Tokyo elected its first female governor on Sunday, marking a watershed moment for women in Japanese politics.
Yuriko Koike, Japan's first female defense minister, beat out former bureaucrat Hiroya Masuda, who was backed by Prime Minister Shinzō Abe's Liberal Democratic Party, and liberal journalist Shuntaro Torigoe to earn the position, according to an exit poll by public broadcaster NHK.
"Taking this result very heavily, as the new governor I would like move forward firmly with the administration of the metropolis," Ms. Koike told supporters, as reported by Reuters. "I would like to move forward with a metropolitan administration such as has never happened, never been seen, together with all of you."

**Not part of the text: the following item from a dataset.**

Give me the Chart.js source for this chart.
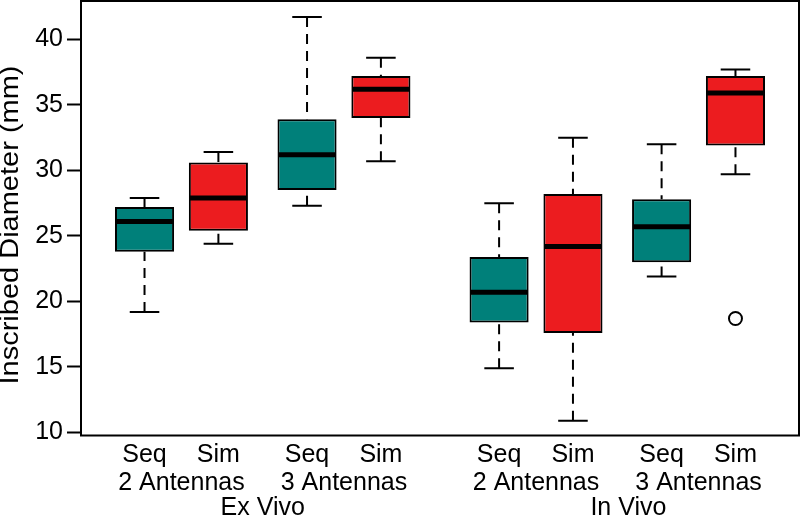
<!DOCTYPE html>
<html>
<head>
<meta charset="utf-8">
<script src="https://cdn.jsdelivr.net/npm/chart.js@4.4.0/dist/chart.umd.min.js"></script>
<style>
  html, body { margin: 0; padding: 0; background: #fff; }
  #wrap { width: 800px; height: 523px; }
</style>
</head>
<body>
<div id="wrap"><canvas id="box-chart" width="800" height="523"></canvas></div>
<script>
// Box positions on the x axis and the labels under them
const boxPositions = [1, 2, 3.2, 4.2, 5.8, 6.8, 8, 9];
const methodLabels = ['Seq', 'Sim', 'Seq', 'Sim', 'Seq', 'Sim', 'Seq', 'Sim'];
const antennaPositions = [1.5, 3.7, 6.3, 8.5];
const antennaLabels = ['2 Antennas', '3 Antennas', '2 Antennas', '3 Antennas'];
const settingPositions = [2.6, 7.55];
const settingLabels = ['Ex Vivo', 'In Vivo'];

// Five-number summaries (mm)
const whiskerLow  = [19.2, 24.4, 27.3, 30.7, 14.9, 10.9, 21.9, 29.7];
const quartile1   = [23.8, 25.4, 28.5, 34.0, 18.4, 17.6, 23.0, 31.9];
const medians     = [26.1, 27.9, 31.2, 36.2, 20.7, 24.2, 25.7, 35.9];
const quartile3   = [27.2, 30.6, 33.9, 37.2, 23.4, 28.2, 27.8, 37.2];
const whiskerHigh = [27.9, 31.4, 41.7, 38.6, 27.5, 32.5, 32.0, 37.7];

// Outlier points
const outlierX = [9];
const outlierY = [18.7];

// Axis ticks
const yTicks = [10, 15, 20, 25, 30, 35, 40];

const TEAL = '#00807a';
const RED = '#ec1c1f';
const FONT = "'Liberation Sans', Arial, Helvetica, sans-serif";

const boxColors = methodLabels.map(m => (m === 'Seq' ? TEAL : RED));

// Whiskers, caps and medians drawn on top of the floating bars
const boxWhiskers = {
    id: 'boxWhiskers',
    afterDatasetsDraw(chart) {
        const ctx = chart.ctx;
        const xs = chart.scales.x;
        const ys = chart.scales.y;
        const bars = chart.getDatasetMeta(0).data;
        ctx.save();
        ctx.strokeStyle = '#000';
        ctx.lineCap = 'butt';
        bars.forEach((bar, i) => {
            const cx = xs.getPixelForValue(boxPositions[i]);
            const half = bar.width / 2;
            const cap = half / 2;
            const yHi = ys.getPixelForValue(whiskerHigh[i]);
            const yLo = ys.getPixelForValue(whiskerLow[i]);

            // dashed whiskers, starting from the caps
            ctx.lineWidth = 2;
            ctx.setLineDash([10, 7]);
            ctx.beginPath();
            ctx.moveTo(cx, yHi);
            ctx.lineTo(cx, ys.getPixelForValue(quartile3[i]));
            ctx.moveTo(cx, yLo);
            ctx.lineTo(cx, ys.getPixelForValue(quartile1[i]));
            ctx.stroke();

            // caps
            ctx.setLineDash([]);
            ctx.beginPath();
            ctx.moveTo(cx - cap, yHi);
            ctx.lineTo(cx + cap, yHi);
            ctx.moveTo(cx - cap, yLo);
            ctx.lineTo(cx + cap, yLo);
            ctx.stroke();

            // median
            const yMed = ys.getPixelForValue(medians[i]);
            ctx.lineWidth = 5;
            ctx.beginPath();
            ctx.moveTo(cx - half + 1, yMed);
            ctx.lineTo(cx + half - 1, yMed);
            ctx.stroke();
        });
        ctx.restore();
    }
};

// Plot frame and the (slightly stretched) y axis title
const frameAndTitle = {
    id: 'frameAndTitle',
    afterDraw(chart) {
        const ctx = chart.ctx;
        const a = chart.chartArea;
        ctx.save();
        ctx.strokeStyle = '#000';
        ctx.lineWidth = 2;
        ctx.strokeRect(a.left, a.top, a.right - a.left, a.bottom - a.top);

        ctx.translate(11, 225);
        ctx.rotate(-Math.PI / 2);
        ctx.scale(1.16, 1);
        ctx.fillStyle = '#000';
        ctx.font = '25px ' + FONT;
        ctx.textAlign = 'center';
        ctx.textBaseline = 'middle';
        ctx.fillText('Inscribed Diameter (mm)', 0, 0);
        ctx.restore();
    }
};

// no label overhang padding: the plot area is fixed by layout padding
function noOverhang(scale) {
    scale.paddingLeft = 0;
    scale.paddingRight = 0;
    scale.paddingTop = 0;
    scale.paddingBottom = 0;
}

function labelAxis(positions, labels, weight, tickLength) {
    return {
        type: 'linear',
        position: 'bottom',
        weight: weight,
        min: 0.14,
        max: 9.86,
        offset: false,
        grid: {
            display: true,
            offset: false,
            drawOnChartArea: false,
            drawTicks: true,
            tickLength: tickLength,
            tickColor: 'rgba(0,0,0,0)'
        },
        border: { display: false },
        afterBuildTicks: scale => {
            scale.ticks = positions.map(v => ({ value: v }));
        },
        afterFit: noOverhang,
        ticks: {
            autoSkip: false,
            maxRotation: 0,
            minRotation: 0,
            padding: 0,
            color: '#000',
            font: { family: FONT, size: 25, lineHeight: 1 },
            callback: (value, index) => labels[index]
        }
    };
}

new Chart(document.getElementById('box-chart'), {
    type: 'bar',
    data: {
        datasets: [{
            type: 'bar',
            data: boxPositions.map((x, i) => ({ x: x, y: [quartile1[i], quartile3[i]] })),
            backgroundColor: boxColors,
            borderColor: '#000',
            borderWidth: 2,
            borderSkipped: false,
            categoryPercentage: 1.0,
            barPercentage: 0.8,
            xAxisID: 'x',
            yAxisID: 'y'
        }, {
            type: 'scatter',
            data: outlierX.map((x, i) => ({ x: x, y: outlierY[i] })),
            pointStyle: 'circle',
            pointRadius: 6.5,
            backgroundColor: 'rgba(0,0,0,0)',
            borderColor: '#000',
            borderWidth: 2,
            xAxisID: 'x',
            yAxisID: 'y'
        }]
    },
    options: {
        responsive: false,
        animation: false,
        layout: {
            autoPadding: false,
            padding: { left: 0, top: 1, right: 1, bottom: 2 }
        },
        plugins: {
            legend: { display: false },
            tooltip: { enabled: false }
        },
        scales: {
            x: labelAxis(boxPositions, methodLabels, 0, 7.5),
            x2: labelAxis(antennaPositions, antennaLabels, 1, 3),
            x3: labelAxis(settingPositions, settingLabels, 2, 0),
            y: {
                type: 'linear',
                position: 'left',
                min: 9.77,
                max: 42.93,
                afterBuildTicks: scale => {
                    scale.ticks = yTicks.map(v => ({ value: v }));
                },
                afterFit: scale => {
                    scale.width = 81;
                    noOverhang(scale);
                },
                grid: {
                    display: true,
                    drawOnChartArea: false,
                    drawTicks: true,
                    tickLength: 14,
                    tickWidth: 2,
                    tickColor: '#000'
                },
                border: { display: false },
                ticks: {
                    padding: 4,
                    color: '#000',
                    font: { family: FONT, size: 25 }
                }
            }
        }
    },
    plugins: [boxWhiskers, frameAndTitle]
});
</script>
</body>
</html>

While a main focus of the election was the potential of the 2020 Olympics to improve Japan's struggling economy, Koike said she also intended to push female-friendly policies "so that both men and women can shine in Tokyo," Channel NewsAsia reports.
Since women were first elected to Japan's legislative body, the National Diet, in 1946, when a revised law permitted women to run in national elections, Japanese politics have remained largely male-dominated. Thirty-nine women were elected to the 466-member Diet in that first year, but that number did not rise until 2005, when 43 women were elected.
"It is a shame. I didn't expect that growth would be so slow," said Tenkoko Sonoda, one of the original female members, in an interview with the Japan Times days before her death last January. "I was certain that the time would come when women would flourish."
Japan is currently ranked 155th out of 193 countries for women's representation, with women accounting for only 9.5 percent of the makeup of the Lower House, according to the Inter-Parliamentary Union.
While it is ultimately voters who determine whether women are elected, the political parties themselves are also responsible for the gender gap, says Reiko Oyama, a professor of politics at Komazawa University.
"If parties back more women as candidates, the number of female lawmakers would increase," Ms. Oyama tells the Japan Times. "It was something they could have done without revising any laws, but they made no such effort."
Now, some women have begun to fight back against the imbalance. One woman, Ryoko Akamatsu, a labor ministry bureaucrat who later became education minister, founded a school in 2014 for women wishing to enter politics.
"Society will change if the number of women rises in places where important decisions are made," Ms. Akamatsu told the Times. "We are hoping to send to parliament as many women as possible."
This report contains material from Reuters.